--- Begin ---

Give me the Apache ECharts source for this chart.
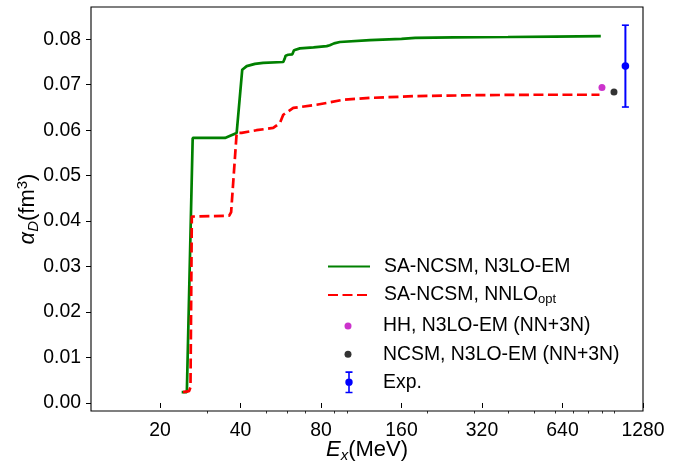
<!DOCTYPE html>
<html>
<head>
<meta charset="utf-8">
<script src="https://cdn.jsdelivr.net/npm/echarts@6/dist/echarts.min.js"></script>
<style>
  html, body { margin: 0; padding: 0; background: #fff; }
  #chart { width: 698px; height: 466px; }
</style>
</head>
<body>
<div id="chart"></div>
<script>
// Dipole polarizability running sum vs. excitation energy cutoff

// SA-NCSM with N3LO-EM interaction
const saN3loE     = [24.1, 25.2, 25.6, 26.5, 35.0, 38.7, 40.6, 42.2, 45.3, 48.6, 57.8, 58.5, 59.0, 60.3, 62.5, 63.4, 66.7, 75.0, 84.0, 86.3, 89.5, 94.1, 122, 160, 180, 250, 400, 600, 890];
const saN3loAlpha = [0.0024, 0.0024, 0.0026, 0.0583, 0.0583, 0.0594, 0.0733, 0.0741, 0.0746, 0.0748, 0.0750, 0.0757, 0.0764, 0.0766, 0.0767, 0.0776, 0.0780, 0.0782, 0.0785, 0.0787, 0.0791, 0.0794, 0.0798, 0.0801, 0.0803, 0.0804, 0.0805, 0.0806, 0.0807];

// SA-NCSM with NNLO_opt interaction
const saNnloE     = [24.4, 25.7, 26.0, 26.3, 36.3, 36.9, 38.7, 40.4, 45.9, 53.0, 56.2, 57.8, 63.0, 77.0, 83.9, 96.9, 122, 180, 300, 500, 880];
const saNnloAlpha = [0.0024, 0.0026, 0.0035, 0.0410, 0.0412, 0.0420, 0.0594, 0.0594, 0.0600, 0.0605, 0.0616, 0.0634, 0.0649, 0.0656, 0.0660, 0.0667, 0.0671, 0.0675, 0.0677, 0.0678, 0.0678];

// Single-value results and experiment
const hhPoint   = [899, 0.0694];
const ncsmPoint = [997, 0.0684];
const expPoint  = [1100, 0.0741, 0.0090]; // energy, value, uncertainty

// Axis ticks
const xMajorTicks = [20, 40, 80, 160, 320, 640, 1280];
const xMinorTicks = [30, 50, 60, 70, 90, 100, 200, 300, 400, 500, 600, 700, 800, 900, 1000];
const yTicks = [0, 0.01, 0.02, 0.03, 0.04, 0.05, 0.06, 0.07, 0.08];

const FONT = "'Liberation Sans', Arial, sans-serif";
const FS = 19.4;
const NAME_FS = 22;
const NAME_SUB = 15;

function zip(xs, ys) { return xs.map((x, i) => [x, ys[i]]); }

const chart = echarts.init(document.getElementById('chart'), null, { renderer: 'canvas' });

const legendBase = {
  orient: 'vertical',
  left: 327,
  padding: 0,
  itemWidth: 42,
  itemHeight: 7,
  selectedMode: false,
  textStyle: {
    fontFamily: FONT, fontSize: FS, color: '#000', lineHeight: 22,
    padding: [0, 0, 0, 9],
    rich: {
      sub: { fontFamily: FONT, fontSize: 13, color: '#000', verticalAlign: 'bottom', lineHeight: 12 }
    }
  }
};

// legend glyphs: small centred dot, and dot with error bar
const dotIcon = 'path://M0,0 M42,7 M24.5,3.5 A3.5,3.5 0 1 1 17.5,3.5 A3.5,3.5 0 1 1 24.5,3.5z';
const errIcon = 'path://M0,0 M42,22 M18.5,0 h7 v1.6 h-7z M21.2,0 h1.6 v22 h-1.6z M18.5,20.4 h7 v1.6 h-7z M25.7,11 A3.7,3.7 0 1 1 18.3,11 A3.7,3.7 0 1 1 25.7,11z';
const noSymbol = { color: 'transparent', borderWidth: 0, opacity: 0 };

const option = {
  animation: false,
  backgroundColor: '#fff',
  grid: {
    left: 91, right: 55, top: 7, bottom: 55,
    outerBoundsMode: 'none', containLabel: false,
    show: true, borderColor: '#000', borderWidth: 1.1, backgroundColor: 'transparent'
  },
  xAxis: [
    {
      type: 'log', logBase: 10, min: 11.04, max: 1280,
      position: 'bottom',
      name: '{i|E}{s|x}(MeV)',
      nameLocation: 'middle', nameGap: 26, nameMoveOverlap: false,
      nameTextStyle: {
        fontFamily: FONT, fontSize: NAME_FS, color: '#000', lineHeight: 26,
        rich: {
          i: { fontFamily: FONT, fontSize: NAME_FS, fontStyle: 'italic', color: '#000', lineHeight: 26 },
          s: { fontFamily: FONT, fontSize: NAME_SUB, fontStyle: 'italic', color: '#000', verticalAlign: 'bottom', lineHeight: 11 }
        }
      },
      axisLine: { show: false },
      axisTick: { show: true, length: 5, inside: false, lineStyle: { color: '#000', width: 1 }, customValues: xMajorTicks },
      axisLabel: { show: true, margin: 10, fontFamily: FONT, fontSize: FS, color: '#000', customValues: xMajorTicks, formatter: v => String(Math.round(v)) },
      splitLine: { show: false },
      minorTick: { show: false }
    },
    {
      type: 'log', logBase: 10, min: 11.04, max: 1280,
      position: 'bottom',
      axisLine: { show: false },
      axisTick: { show: true, length: 2.5, inside: false, lineStyle: { color: '#000', width: 0.8 }, customValues: xMinorTicks },
      axisLabel: { show: false },
      splitLine: { show: false }
    }
  ],
  yAxis: {
    type: 'value', min: -0.00176, max: 0.0871,
    name: '{i|α}{s|D}(fm{p|3})',
    nameLocation: 'middle', nameGap: 50, nameMoveOverlap: false,
    nameTextStyle: {
      fontFamily: FONT, fontSize: NAME_FS, color: '#000', lineHeight: 26,
      rich: {
        i: { fontFamily: FONT, fontSize: NAME_FS, fontStyle: 'italic', color: '#000', lineHeight: 26 },
        s: { fontFamily: FONT, fontSize: NAME_SUB, fontStyle: 'italic', color: '#000', verticalAlign: 'bottom', lineHeight: 11 },
        p: { fontFamily: FONT, fontSize: NAME_SUB, color: '#000', verticalAlign: 'top', lineHeight: 11 }
      }
    },
    axisLine: { show: false },
    axisTick: { show: true, length: 5, inside: false, lineStyle: { color: '#000', width: 1 }, customValues: yTicks },
    axisLabel: { show: true, margin: 10, fontFamily: FONT, fontSize: FS, color: '#000', customValues: yTicks, formatter: v => v.toFixed(2) },
    splitLine: { show: false }
  },
  legend: [
    Object.assign({}, legendBase, { top: 266.5 - 11, itemStyle: noSymbol, data: ['SA-NCSM, N3LO-EM'] }),
    Object.assign({}, legendBase, { top: 295 - 11, itemStyle: noSymbol, data: ['SA-NCSM, NNLO_opt'],
      formatter: () => 'SA-NCSM, NNLO{sub|opt}' }),
    Object.assign({}, legendBase, { top: 326 - 11, data: [{ name: 'HH, N3LO-EM (NN+3N)', icon: dotIcon }] }),
    Object.assign({}, legendBase, { top: 354.3 - 11, data: [{ name: 'NCSM, N3LO-EM (NN+3N)', icon: dotIcon }] }),
    Object.assign({}, legendBase, { top: 382.3 - 11, itemHeight: 22, data: [{ name: 'Exp.', icon: errIcon }] })
  ],
  series: [
    {
      name: 'SA-NCSM, N3LO-EM', type: 'line', xAxisIndex: 0,
      data: zip(saN3loE, saN3loAlpha),
      symbol: 'none', showSymbol: false, color: '#008000',
      lineStyle: { color: '#008000', width: 2.7 }
    },
    {
      name: 'SA-NCSM, NNLO_opt', type: 'line', xAxisIndex: 0,
      data: zip(saNnloE, saNnloAlpha),
      symbol: 'none', showSymbol: false, color: '#ff0000',
      lineStyle: { color: '#ff0000', width: 2.7, type: [10, 4.5] }
    },
    {
      name: 'HH, N3LO-EM (NN+3N)', type: 'scatter', xAxisIndex: 0,
      data: [hhPoint], symbol: 'circle', symbolSize: 7,
      itemStyle: { color: '#bf00bf' }
    },
    {
      name: 'NCSM, N3LO-EM (NN+3N)', type: 'scatter', xAxisIndex: 0,
      data: [ncsmPoint], symbol: 'circle', symbolSize: 7,
      itemStyle: { color: '#000000' }
    },
    {
      name: 'Exp.', type: 'custom', xAxisIndex: 0,
      data: [expPoint],
      encode: { x: 0, y: 1 },
      itemStyle: { color: '#0000ff' },
      renderItem: function (params, api) {
        const x = api.value(0), y = api.value(1), e = api.value(2);
        const top = api.coord([x, y + e]);
        const bot = api.coord([x, y - e]);
        const mid = api.coord([x, y]);
        const c = '#0000ff';
        return {
          type: 'group',
          children: [
            { type: 'line', shape: { x1: top[0], y1: top[1], x2: bot[0], y2: bot[1] }, style: { stroke: c, lineWidth: 2 } },
            { type: 'line', shape: { x1: top[0] - 3.5, y1: top[1], x2: top[0] + 3.5, y2: top[1] }, style: { stroke: c, lineWidth: 1.6 } },
            { type: 'line', shape: { x1: bot[0] - 3.5, y1: bot[1], x2: bot[0] + 3.5, y2: bot[1] }, style: { stroke: c, lineWidth: 1.6 } },
            { type: 'circle', shape: { cx: mid[0], cy: mid[1], r: 3.8 }, style: { fill: c } }
          ]
        };
      }
    }
  ]
};

chart.setOption(option);
</script>
</body>
</html>
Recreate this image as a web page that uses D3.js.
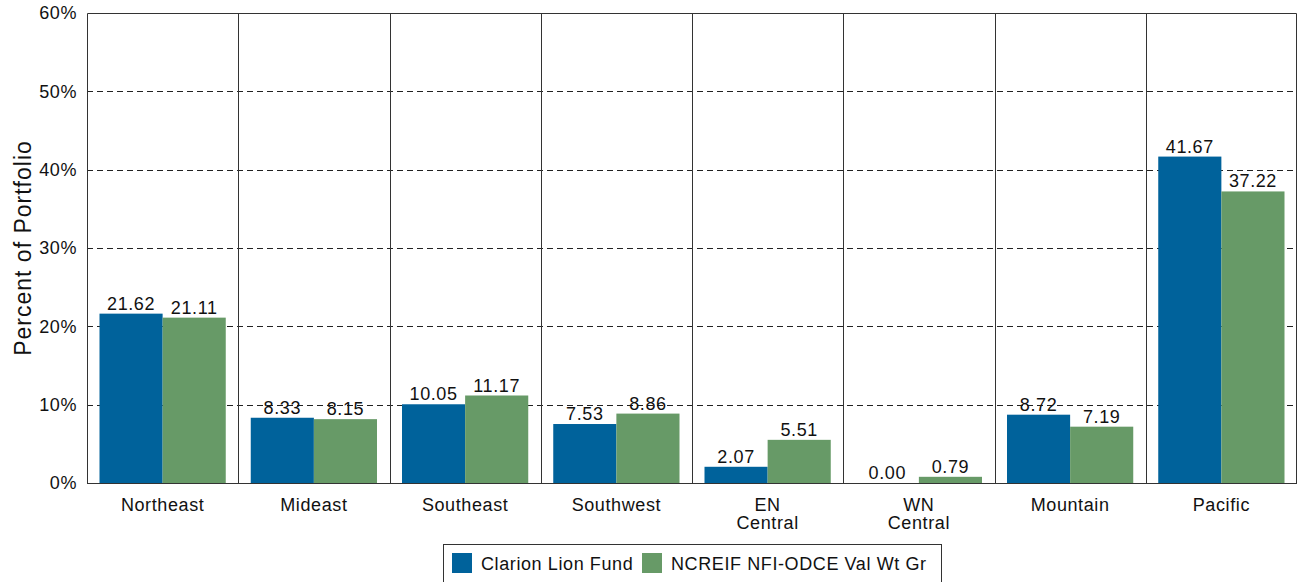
<!DOCTYPE html>
<html>
<head>
<meta charset="utf-8">
<script src="https://cdn.jsdelivr.net/npm/d3@7"></script>
<style>
  body { margin: 0; background: #fff; }
  text { font-family: Arial, "Liberation Sans", sans-serif; fill: #111; letter-spacing: 0.6px; }
</style>
</head>
<body>
<div class="js-chart"></div>
<script>
var regions = ['Northeast', 'Mideast', 'Southeast', 'Southwest', 'EN\nCentral', 'WN\nCentral', 'Mountain', 'Pacific'];
var fundValues = [21.62, 8.33, 10.05, 7.53, 2.07, 0.00, 8.72, 41.67];
var indexValues = [21.11, 8.15, 11.17, 8.86, 5.51, 0.79, 7.19, 37.22];
var seriesNames = ['Clarion Lion Fund', 'NCREIF NFI-ODCE Val Wt Gr'];
var seriesColors = ['#00629b', '#679a67'];
var yTicks = [0, 10, 20, 30, 40, 50, 60];

var width = 1303, height = 582;
var plotLeft = 87, plotRight = 1297, plotTop = 13, plotBottom = 483;

var svg = d3.select('.js-chart')
  .append('svg')
  .attr('width', width)
  .attr('height', height);

var x = d3.scaleBand()
  .domain(regions)
  .range([plotLeft, plotRight])
  .paddingInner(0)
  .paddingOuter(0);

var xs = d3.scaleBand()
  .domain([0, 1])
  .range([0, x.bandwidth()])
  .paddingOuter(0.198)
  .paddingInner(0);

var y = d3.scaleLinear()
  .domain([0, 60])
  .range([plotBottom, plotTop]);

// dashed horizontal grid
svg.append('g')
  .selectAll('line')
  .data(yTicks.filter(function(d) { return d > 0 && d < 60; }))
  .enter()
  .append('line')
  .attr('x1', plotLeft)
  .attr('x2', plotRight)
  .attr('y1', function(d) { return Math.round(y(d)) + 0.5; })
  .attr('y2', function(d) { return Math.round(y(d)) + 0.5; })
  .attr('stroke', '#222')
  .attr('stroke-dasharray', '6,4');

// vertical separators
svg.append('g')
  .selectAll('line')
  .data(regions.slice(1))
  .enter()
  .append('line')
  .attr('x1', function(d) { return Math.round(x(d)) + 0.5; })
  .attr('x2', function(d) { return Math.round(x(d)) + 0.5; })
  .attr('y1', plotTop)
  .attr('y2', plotBottom)
  .attr('stroke', '#333');

var rows = regions.map(function(r, i) {
  return { region: r, values: [fundValues[i], indexValues[i]] };
});

var groups = svg.append('g')
  .selectAll('g')
  .data(rows)
  .enter()
  .append('g')
  .attr('transform', function(d) { return 'translate(' + x(d.region) + ',0)'; });

groups.selectAll('rect')
  .data(function(d) { return d.values; })
  .enter()
  .append('rect')
  .attr('x', function(d, i) { return xs(i); })
  .attr('y', function(d) { return y(d); })
  .attr('width', xs.bandwidth())
  .attr('height', function(d) { return plotBottom - y(d); })
  .attr('fill', function(d, i) { return seriesColors[i]; });

groups.selectAll('text.val')
  .data(function(d) { return d.values; })
  .enter()
  .append('text')
  .attr('class', 'val')
  .attr('x', function(d, i) { return xs(i) + xs.bandwidth() / 2; })
  .attr('y', function(d) { return y(d) - 4; })
  .attr('text-anchor', 'middle')
  .style('font-size', '18px')
  .text(function(d) { return d.toFixed(2); });

// frame
svg.append('path')
  .attr('d', 'M' + (plotLeft + 0.5) + ',' + plotBottom + 'V' + (plotTop + 0.5) + 'H' + (plotRight - 0.5) + 'V' + plotBottom)
  .attr('fill', 'none')
  .attr('stroke', '#333');

svg.append('line')
  .attr('x1', plotLeft)
  .attr('x2', plotRight)
  .attr('y1', plotBottom + 0.5)
  .attr('y2', plotBottom + 0.5)
  .attr('stroke', '#333');

// y axis labels
svg.append('g')
  .selectAll('text')
  .data(yTicks)
  .enter()
  .append('text')
  .attr('x', plotLeft - 10)
  .attr('y', function(d) { return y(d); })
  .attr('dy', '0.35em')
  .attr('text-anchor', 'end')
  .style('font-size', '18px')
  .text(function(d) { return d + '%'; });

svg.append('text')
  .attr('transform', 'translate(31,' + ((plotTop + plotBottom) / 2) + ') rotate(-90)')
  .attr('text-anchor', 'middle')
  .style('font-size', '23px')
  .style('letter-spacing', '1px')
  .text('Percent of Portfolio');

// x labels
var xl = svg.append('g')
  .selectAll('text')
  .data(regions)
  .enter()
  .append('text')
  .attr('x', function(d) { return x(d) + x.bandwidth() / 2; })
  .attr('y', 511)
  .attr('text-anchor', 'middle')
  .style('font-size', '18px');

xl.selectAll('tspan')
  .data(function(d) { return d.split('\n'); })
  .enter()
  .append('tspan')
  .attr('x', function() { return d3.select(this.parentNode).attr('x'); })
  .attr('dy', function(d, i) { return i === 0 ? 0 : 18; })
  .text(function(d) { return d; });

// legend
var legend = svg.append('g');
legend.append('rect')
  .attr('x', 443.5)
  .attr('y', 544.5)
  .attr('width', 498)
  .attr('height', 40)
  .attr('fill', '#fff')
  .attr('stroke', '#333');

var legendX = [452, 642];
seriesNames.forEach(function(name, i) {
  legend.append('rect')
    .attr('x', legendX[i])
    .attr('y', 553)
    .attr('width', 20)
    .attr('height', 20)
    .attr('fill', seriesColors[i]);
  legend.append('text')
    .attr('x', legendX[i] + 29)
    .attr('y', 570)
    .style('font-size', '18px')
    .text(name);
});
</script>
</body>
</html>
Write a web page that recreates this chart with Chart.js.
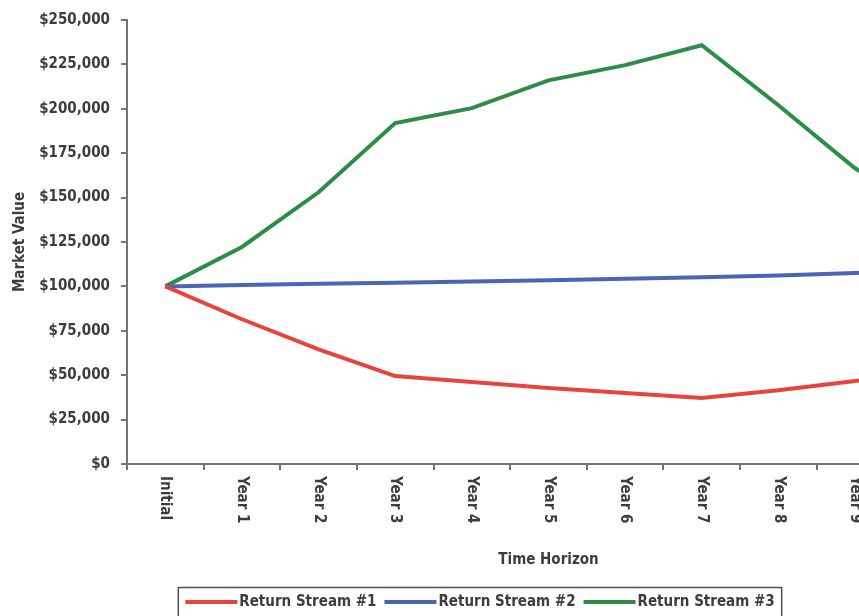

--- End ---

_Task prompt_
Locate the word "page" in the records above, and return each line that has it.

_Answer for the task_
Recreate this image as a web page that uses D3.js.
Write a web page that recreates this chart with Chart.js.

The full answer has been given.